In 1965 Stevie Wonder was performing in Paris when he reached over, grabbed a bandmate’s tambourine and started playing. The instrument belonged to Jack Ashford, whose percussion talent, particularly with the tambourine, is heard on hits like Marvin Gaye’s rendition of “I Heard it Through the Grapevine” and the Supremes‘ version of “You Can’t Hurry Love.”
But Wonder got so carried away that he accidentally put his fist right through it. “Stevie said, ‘You can have my harmonica until I buy you another tambourine,'” says Ashford. “I still have that harmonica and that was 40-some years ago.”
Ashford was a founding member of the Funk Brothers, who provided the background music at Motown Records. The Motown label was responsible for producing countless hits, including Wonder’s early songs.
Visitors at this year’s Capital Ex can see that harmonica in a collection of memorabilia that Ashford is displaying from from his 10 years of playing with the likes of the Temptations, the Jackson Five, the Miracles and others. He’ll also be performing on the weekends during Capital Ex.
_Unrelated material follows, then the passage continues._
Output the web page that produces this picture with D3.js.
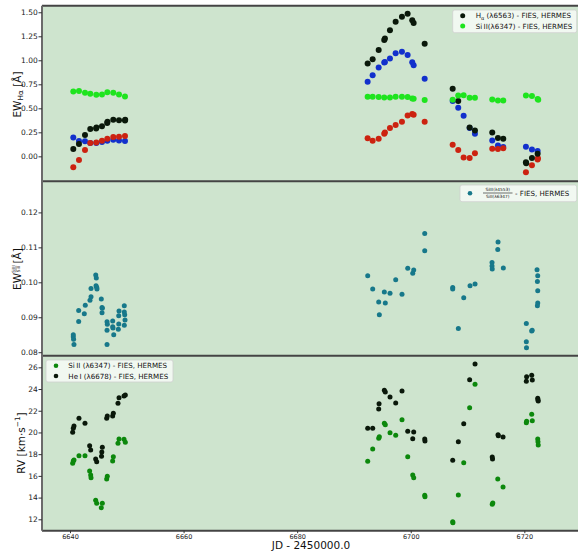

“Almost 90 per cent of the world thought that all those songs were done by the individual performers’ bands,” says the two-time Grammy winner and recipient of its Lifetime Achievement Award. “No, no, no, it was 12 guys in Detroit in a place we called the Snakepit.”
The Snakepit was the basement of Hitsville USA, a.k.a. the Motown recording studio, back when the powerhouse consisted of two small houses owned by Berry Gordy Jr.
Outside the Snakepit, the room with tile walls and wood floor was more formally known as Studio A, where producers gave the Funk Brothers a chord sheet and the tempo of a song. And from that, the group would develop its signature guitar riffs like those heard on “My Girl,” and all the background that made up the unmistakable Motown sound.
“When you’re making history you don’t know it, because you’re living it. We had no idea that it would end up like it did,” says Ashford. “It was a crackers-and-soup type atmosphere [at first.] No money around.” In fact, the receptionist occasionally cooked chili for the crew.